The last time the passenger traffic figures at Spokane International declined in a month compared with that same month in a previous year was July 1992.

In the four years since, percentage increases in passenger traffic have registered in the double digits.

The growth boom was ignited by Morris Air’s entry into the Spokane market in the summer of 1992.

Morris drastically cut air fares, forcing other players in the market to match the lower costs. In the past, the larger, established airlines simply waited out the low-fare entrants into the market. When they went broke with their low fares, or adjusted their fares upward to survive, the higher prices were reinstated.

But when Morris arrived, the dynamics of the entire airline industry were changing. Carriers like Alaska Airlines were reinventing themselves by cutting costs drastically in order to make profits with lower fares.

Further, Southwest Airlines acquired Morris in late 1993. Southwest - the pioneer low-fare carrier - was the most profitable airline company of the 1980s. Its entry into the Pacific Northwest air market assured low fares here would remain a fixture.
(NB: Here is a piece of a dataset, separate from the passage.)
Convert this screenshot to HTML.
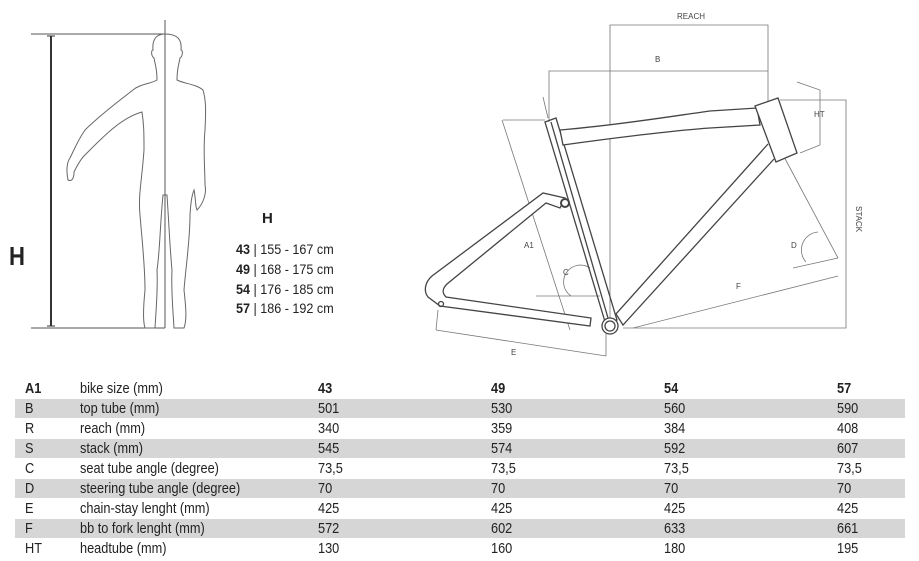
<!DOCTYPE html>
<html><head><meta charset="utf-8"><style>
body{margin:0;width:919px;height:561px;background:#fff;overflow:hidden;position:relative;font-family:"Liberation Sans",sans-serif;color:#222}
.row{position:absolute;left:15px;width:890px;height:19px;font-size:15px;line-height:19px}
.g{background:#d6d6d6}
.row span{position:absolute;top:0;transform:scaleX(0.85);transform-origin:0 50%;white-space:nowrap}
.a{left:10px}.l{left:65px}.c1{left:303px}.c2{left:476px}.c3{left:649px}.c4{left:822px}
.b{font-weight:bold}
svg{position:absolute;left:0;top:0}
</style></head><body>
<svg width="919" height="370" viewBox="0 0 919 370" fill="none" stroke="#555" stroke-width="1">
<line x1="31" y1="34" x2="165" y2="34"/>
<line x1="31" y1="328" x2="165" y2="328"/>
<line x1="165" y1="20" x2="165" y2="328"/>
<line x1="51" y1="36" x2="51" y2="326" stroke="#333" stroke-width="2"/>
<line x1="47" y1="36" x2="55" y2="36" stroke="#333"/>
<line x1="47" y1="326" x2="55" y2="326" stroke="#333"/>
<path d="M165,34 C156,34 152,40 153,50 C151,50 151,56 154,58 C155,64 157,68 157,80 C150,84 140,84 133,90 C120,100 100,115 85,130 C78,140 75,148 70,158 C67,162 66,170 68,180 C72,182 74,178 74,172 C76,168 80,160 84,156 C100,140 120,118 142,112 C144,125 144,135 144,150 C142,180 138,195 140,215 C142,240 145,265 145,290 C143,310 143,322 145,328 L155,328 C156,310 158,290 157,270 C160,250 160,225 163,195 L167,195 C169,225 170,250 172,270 C171,290 173,310 174,328 L184,328 C187,320 186,308 184,290 C186,265 190,240 190,215 C191,200 192,195 194,190 C196,200 195,205 197,210 C202,205 207,195 205,185 C205,170 203,150 205,130 C206,110 206,100 203,90 C196,84 185,84 177,80 C177,68 179,64 180,58 C183,56 183,50 181,50 C182,40 178,34 165,34 Z" stroke="#666"/>
<g stroke="#777" stroke-width="0.8">
<polyline points="610,328 610,25 768,25 768,102"/>
<polyline points="549,122 549,71 768,71"/>
<polyline points="780,100 846,100 846,328 623,328"/>
<line x1="633" y1="328" x2="838" y2="276"/>
<polyline points="797,82 820,90 820,145 800,153"/>
<line x1="782" y1="153" x2="838" y2="258"/>
<line x1="793" y1="268" x2="838" y2="258"/>
<path d="M806,262 A18,18 0 0 1 818,232"/>
<line x1="536" y1="296" x2="600" y2="296"/>
<path d="M571,296 A16,16 0 0 1 590,268"/>
<polyline points="503,120 545,120"/>
<line x1="502" y1="120" x2="570" y2="330"/>
<line x1="438" y1="310" x2="436" y2="330"/>
<line x1="436" y1="330" x2="606" y2="356"/>
<line x1="606" y1="330" x2="606" y2="356"/>
<line x1="543" y1="97" x2="548" y2="118"/>
</g>
<g stroke="#444" stroke-width="1.3">
<polygon points="545,122 556,118 617,320 606,325"/>
<line x1="551" y1="122" x2="608" y2="318"/>
<path d="M560,130 C620,125 680,115 710,111 L757,108 L760,125 L710,128 C680,130 620,137 563,145 Z" fill="#fff"/>
<path d="M755,106 L778,98 L797,153 L776,162 Z" fill="#fff"/>
<path d="M768,144 L616,314 L623,325 L774,159"/>
<path d="M565,198 L543,193 L432,276 C424,283 424,292 428,297 L440,306 L590,326 L591,318 L446,297 C442,293 442,289 447,284 L546,203 L560,208 Z" fill="#fff"/>
<circle cx="565" cy="203" r="4" stroke-width="2" fill="#fff"/>
<circle cx="610" cy="326" r="8" fill="#fff"/>
<circle cx="610" cy="326" r="5"/>
<circle cx="441" cy="304" r="2.5"/>
</g>
<g fill="#444" stroke="none" font-family="Liberation Sans,sans-serif" font-size="8">
<text x="677" y="19">REACH</text>
<text x="655" y="62">B</text>
<text x="814" y="117">HT</text>
<text x="524" y="248">A1</text>
<text x="563" y="275">C</text>
<text x="791" y="248">D</text>
<text x="736" y="289">F</text>
<text x="511" y="355">E</text>
<text transform="translate(856,206) rotate(90)">STACK</text>
</g>
<g fill="#222" stroke="none" font-family="Liberation Sans,sans-serif">
<text x="9" y="265" font-size="26" font-weight="bold" transform="translate(9,0) scale(0.85,1) translate(-9,0)">H</text>
<text x="262" y="223" font-size="15" font-weight="bold">H</text>
<g font-size="14" transform="translate(236,0) scale(0.9,1) translate(-236,0)"><text x="236" y="254"><tspan font-weight="bold">43</tspan> | 155 - 167 cm</text>
<text x="236" y="274"><tspan font-weight="bold">49</tspan> | 168 - 175 cm</text>
<text x="236" y="294"><tspan font-weight="bold">54</tspan> | 176 - 185 cm</text>
<text x="236" y="313"><tspan font-weight="bold">57</tspan> | 186 - 192 cm</text></g>
</g>
</svg>
<div class="row" style="top:379px"><span class="a b">A1</span><span class="l">bike size (mm)</span><span class="c1 b">43</span><span class="c2 b">49</span><span class="c3 b">54</span><span class="c4 b">57</span></div>
<div class="row g" style="top:399px"><span class="a">B</span><span class="l">top tube (mm)</span><span class="c1">501</span><span class="c2">530</span><span class="c3">560</span><span class="c4">590</span></div>
<div class="row" style="top:419px"><span class="a">R</span><span class="l">reach (mm)</span><span class="c1">340</span><span class="c2">359</span><span class="c3">384</span><span class="c4">408</span></div>
<div class="row g" style="top:439px"><span class="a">S</span><span class="l">stack (mm)</span><span class="c1">545</span><span class="c2">574</span><span class="c3">592</span><span class="c4">607</span></div>
<div class="row" style="top:459px"><span class="a">C</span><span class="l">seat tube angle (degree)</span><span class="c1">73,5</span><span class="c2">73,5</span><span class="c3">73,5</span><span class="c4">73,5</span></div>
<div class="row g" style="top:479px"><span class="a">D</span><span class="l">steering tube angle (degree)</span><span class="c1">70</span><span class="c2">70</span><span class="c3">70</span><span class="c4">70</span></div>
<div class="row" style="top:499px"><span class="a">E</span><span class="l">chain-stay lenght (mm)</span><span class="c1">425</span><span class="c2">425</span><span class="c3">425</span><span class="c4">425</span></div>
<div class="row g" style="top:519px"><span class="a">F</span><span class="l">bb to fork lenght (mm)</span><span class="c1">572</span><span class="c2">602</span><span class="c3">633</span><span class="c4">661</span></div>
<div class="row" style="top:539px"><span class="a">HT</span><span class="l">headtube (mm)</span><span class="c1">130</span><span class="c2">160</span><span class="c3">180</span><span class="c4">195</span></div>
</body></html>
In the meantime, the low fares had created an entire new flying market. People who used to drive found it cheaper to fly, and the Spokane passenger market exploded.

And Morrison doesn’t believe that explosion has yet played itself out.

The airport, he says, bases its budgets on projections from the airline companies that serve the Spokane market. When the figures are in, Morrison says, passenger traffic in 1996 will have been up at least 10 percent over 1995, and the airport is budgeting for comparable growth in 1997.

“Of course 1995’s figures were up 20 percent over 1994,” Morrison said, “so it is slowing down. But we are still clearly in the growth mode.”